++++ ENTRIES ++++
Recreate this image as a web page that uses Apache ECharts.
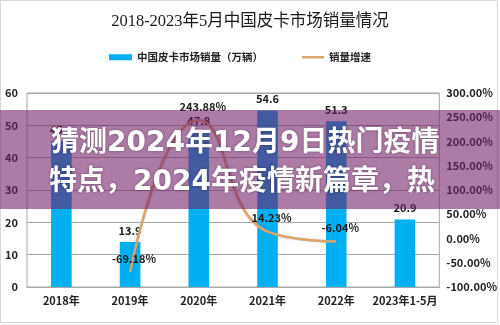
<!DOCTYPE html>
<html>
<head>
<meta charset="utf-8">
<script src="https://cdn.jsdelivr.net/npm/echarts@6/dist/echarts.min.js"></script>
<style>
html,body{margin:0;padding:0;background:#fff;}
#c{width:500px;height:325px;}
</style>
</head>
<body>
<div id="c"></div>
<script>
const categories = ['2018年', '2019年', '2020年', '2021年', '2022年', '2023年1-5月'];
const sales = [45.1, 13.9, 47.8, 54.6, 51.3, 20.9];
const growth = [null, -69.18, 243.88, 14.23, -6.04, null];
const titleText = '2018-2023年5月中国皮卡市场销量情况';
const barName = '中国皮卡市场销量（万辆）';
const lineName = '销量增速';
const overlayLines = ['猜测2024年12月9日热门疫情', '特点，2024年疫情新篇章，热'];

const FONT = '"Noto Sans CJK SC", "Liberation Sans", sans-serif';
const chart = echarts.init(document.getElementById('c'), null, {renderer: 'canvas'});
chart.setOption({
  animation: false,
  backgroundColor: '#fff',
  textStyle: {fontFamily: FONT},
  title: {
    text: titleText, left: 'center', top: 8,
    textStyle: {fontFamily: '"Liberation Serif", "Noto Sans CJK SC", serif', fontSize: 16.5, fontWeight: 'normal', color: '#1a1a1a'}
  },
  legend: [
    {data: [barName], left: 104, top: 47, itemWidth: 23, itemHeight: 6, icon: 'rect',
     textStyle: {fontSize: 10.5, color: '#222', fontWeight: 'bold', fontFamily: FONT}, itemGap: 6},
    {data: [lineName], left: 297, top: 47, itemWidth: 22, itemHeight: 2.5, icon: 'rect',
     textStyle: {fontSize: 10.5, color: '#222', fontWeight: 'bold', fontFamily: FONT}}
  ],
  grid: {left: 27, right: 58, top: 93, bottom: 38, show: true, borderColor: '#a8a8a8', borderWidth: 1},
  xAxis: {
    type: 'category', data: categories,
    axisLine: {lineStyle: {color: '#a8a8a8'}}, axisTick: {show: false},
    axisLabel: {color: '#222', fontSize: 11, fontWeight: 'bold', margin: 8, interval: 0}
  },
  yAxis: [
    {type: 'value', min: 0, max: 60, interval: 10,
     axisLine: {show: false}, axisTick: {show: false},
     splitLine: {lineStyle: {color: '#a8a8a8'}},
     axisLabel: {color: '#222', fontSize: 11, fontWeight: 'bold', margin: 9}},
    {type: 'value', min: -100, max: 300, interval: 50,
     axisLine: {show: false}, axisTick: {show: false}, splitLine: {show: false},
     axisLabel: {color: '#222', fontSize: 11, fontWeight: 'bold', margin: 7, formatter: v => v.toFixed(2) + '%'}}
  ],
  series: [
    {name: barName, type: 'bar', data: sales, barWidth: '30%', itemStyle: {color: '#00b0f0'},
     label: {show: true, position: 'top', distance: 6, color: '#1a1a1a', fontSize: 11, fontWeight: 'bold'}},
    {name: lineName, type: 'line', yAxisIndex: 1, data: growth, smooth: true, connectNulls: false,
     symbol: 'circle', symbolSize: 0.1, itemStyle: {color: '#dea46e'},
     lineStyle: {color: '#dea46e', width: 2.5, shadowColor: 'rgba(120,100,80,0.35)', shadowBlur: 2},
     label: {show: true, position: 'top', distance: 8, color: '#1a1a1a', fontSize: 11, fontWeight: 'bold', offset: [4, 0],
       formatter: p => p.value.toFixed(2) + '%'}, z: 5}
  ],
  graphic: [
    {type: 'rect', z: 100, shape: {x: 0.5, y: 0.5, width: 497, height: 322}, style: {fill: 'none', stroke: '#d8d8d8', lineWidth: 1}},
    {type: 'rect', z: 101, shape: {x: 0, y: 110, width: 500, height: 99}, style: {fill: 'rgba(112,28,102,0.58)'}},
    {type: 'text', z: 102, style: {x: 51, y: 144, text: overlayLines[0], fill: '#fff', verticalAlign: 'middle',
      font: 'bold 28px "DejaVu Sans", "Noto Sans CJK SC", sans-serif', textShadowColor: 'rgba(0,0,0,0.35)', textShadowBlur: 3}},
    {type: 'text', z: 102, style: {x: 49, y: 183, text: overlayLines[1], fill: '#fff', verticalAlign: 'middle',
      font: 'bold 28px "DejaVu Sans", "Noto Sans CJK SC", sans-serif', textShadowColor: 'rgba(0,0,0,0.35)', textShadowBlur: 3}}
  ]
});
</script>
</body>
</html>
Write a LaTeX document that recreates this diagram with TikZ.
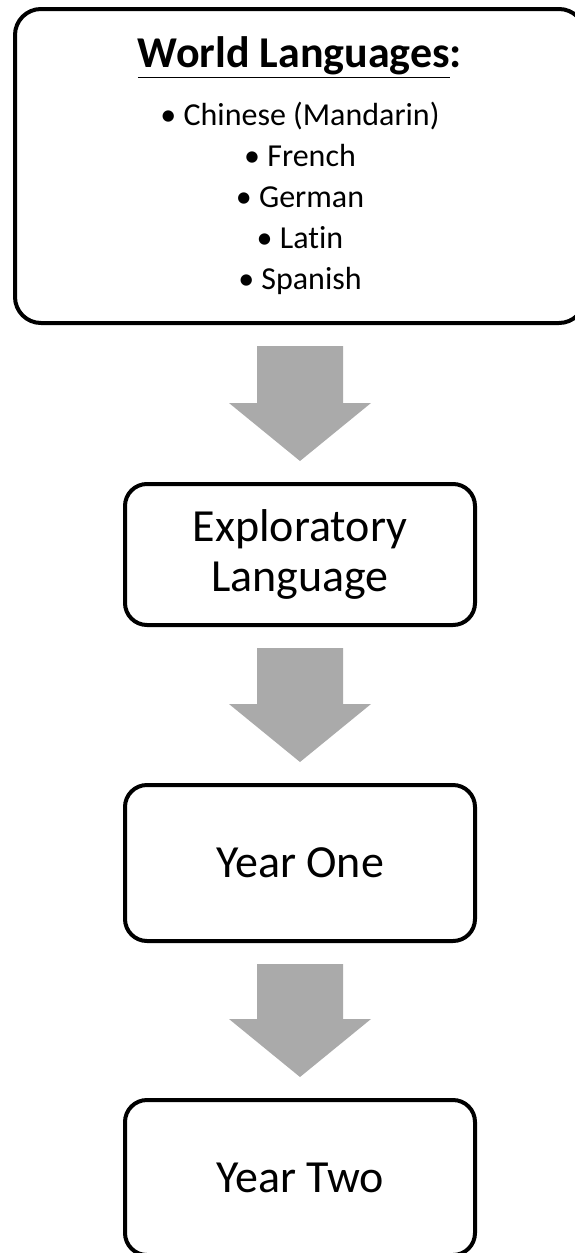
++++
SET EXERCISE -
All of the material above needs to be restated exactly, with no pictures.

THE ANSWER -
Recreate this image as a web page that uses Apache ECharts.
<!DOCTYPE html>
<html>
<head>
<meta charset="utf-8">
<script src="https://cdn.jsdelivr.net/npm/echarts@6/dist/echarts.min.js"></script>
<style>
html,body{margin:0;padding:0;background:#fff;}
#c{width:500px;height:325px;}
</style>
</head>
<body>
<div id="c"></div>
<script>
const categories = ['2018年', '2019年', '2020年', '2021年', '2022年', '2023年1-5月'];
const sales = [45.1, 13.9, 47.8, 54.6, 51.3, 20.9];
const growth = [null, -69.18, 243.88, 14.23, -6.04, null];
const titleText = '2018-2023年5月中国皮卡市场销量情况';
const barName = '中国皮卡市场销量（万辆）';
const lineName = '销量增速';
const overlayLines = ['猜测2024年12月9日热门疫情', '特点，2024年疫情新篇章，热'];

const FONT = '"Noto Sans CJK SC", "Liberation Sans", sans-serif';
const chart = echarts.init(document.getElementById('c'), null, {renderer: 'canvas'});
chart.setOption({
  animation: false,
  backgroundColor: '#fff',
  textStyle: {fontFamily: FONT},
  title: {
    text: titleText, left: 'center', top: 8,
    textStyle: {fontFamily: '"Liberation Serif", "Noto Sans CJK SC", serif', fontSize: 16.5, fontWeight: 'normal', color: '#1a1a1a'}
  },
  legend: [
    {data: [barName], left: 104, top: 47, itemWidth: 23, itemHeight: 6, icon: 'rect',
     textStyle: {fontSize: 10.5, color: '#222', fontWeight: 'bold', fontFamily: FONT}, itemGap: 6},
    {data: [lineName], left: 297, top: 47, itemWidth: 22, itemHeight: 2.5, icon: 'rect',
     textStyle: {fontSize: 10.5, color: '#222', fontWeight: 'bold', fontFamily: FONT}}
  ],
  grid: {left: 27, right: 58, top: 93, bottom: 38, show: true, borderColor: '#a8a8a8', borderWidth: 1},
  xAxis: {
    type: 'category', data: categories,
    axisLine: {lineStyle: {color: '#a8a8a8'}}, axisTick: {show: false},
    axisLabel: {color: '#222', fontSize: 11, fontWeight: 'bold', margin: 8, interval: 0}
  },
  yAxis: [
    {type: 'value', min: 0, max: 60, interval: 10,
     axisLine: {show: false}, axisTick: {show: false},
     splitLine: {lineStyle: {color: '#a8a8a8'}},
     axisLabel: {color: '#222', fontSize: 11, fontWeight: 'bold', margin: 9}},
    {type: 'value', min: -100, max: 300, interval: 50,
     axisLine: {show: false}, axisTick: {show: false}, splitLine: {show: false},
     axisLabel: {color: '#222', fontSize: 11, fontWeight: 'bold', margin: 7, formatter: v => v.toFixed(2) + '%'}}
  ],
  series: [
    {name: barName, type: 'bar', data: sales, barWidth: '30%', itemStyle: {color: '#00b0f0'},
     label: {show: true, position: 'top', distance: 6, color: '#1a1a1a', fontSize: 11, fontWeight: 'bold'}},
    {name: lineName, type: 'line', yAxisIndex: 1, data: growth, smooth: true, connectNulls: false,
     symbol: 'circle', symbolSize: 0.1, itemStyle: {color: '#dea46e'},
     lineStyle: {color: '#dea46e', width: 2.5, shadowColor: 'rgba(120,100,80,0.35)', shadowBlur: 2},
     label: {show: true, position: 'top', distance: 8, color: '#1a1a1a', fontSize: 11, fontWeight: 'bold', offset: [4, 0],
       formatter: p => p.value.toFixed(2) + '%'}, z: 5}
  ],
  graphic: [
    {type: 'rect', z: 100, shape: {x: 0.5, y: 0.5, width: 497, height: 322}, style: {fill: 'none', stroke: '#d8d8d8', lineWidth: 1}},
    {type: 'rect', z: 101, shape: {x: 0, y: 110, width: 500, height: 99}, style: {fill: 'rgba(112,28,102,0.58)'}},
    {type: 'text', z: 102, style: {x: 51, y: 144, text: overlayLines[0], fill: '#fff', verticalAlign: 'middle',
      font: 'bold 28px "DejaVu Sans", "Noto Sans CJK SC", sans-serif', textShadowColor: 'rgba(0,0,0,0.35)', textShadowBlur: 3}},
    {type: 'text', z: 102, style: {x: 49, y: 183, text: overlayLines[1], fill: '#fff', verticalAlign: 'middle',
      font: 'bold 28px "DejaVu Sans", "Noto Sans CJK SC", sans-serif', textShadowColor: 'rgba(0,0,0,0.35)', textShadowBlur: 3}}
  ]
});
</script>
</body>
</html>
Write a LaTeX document that recreates this diagram with TikZ.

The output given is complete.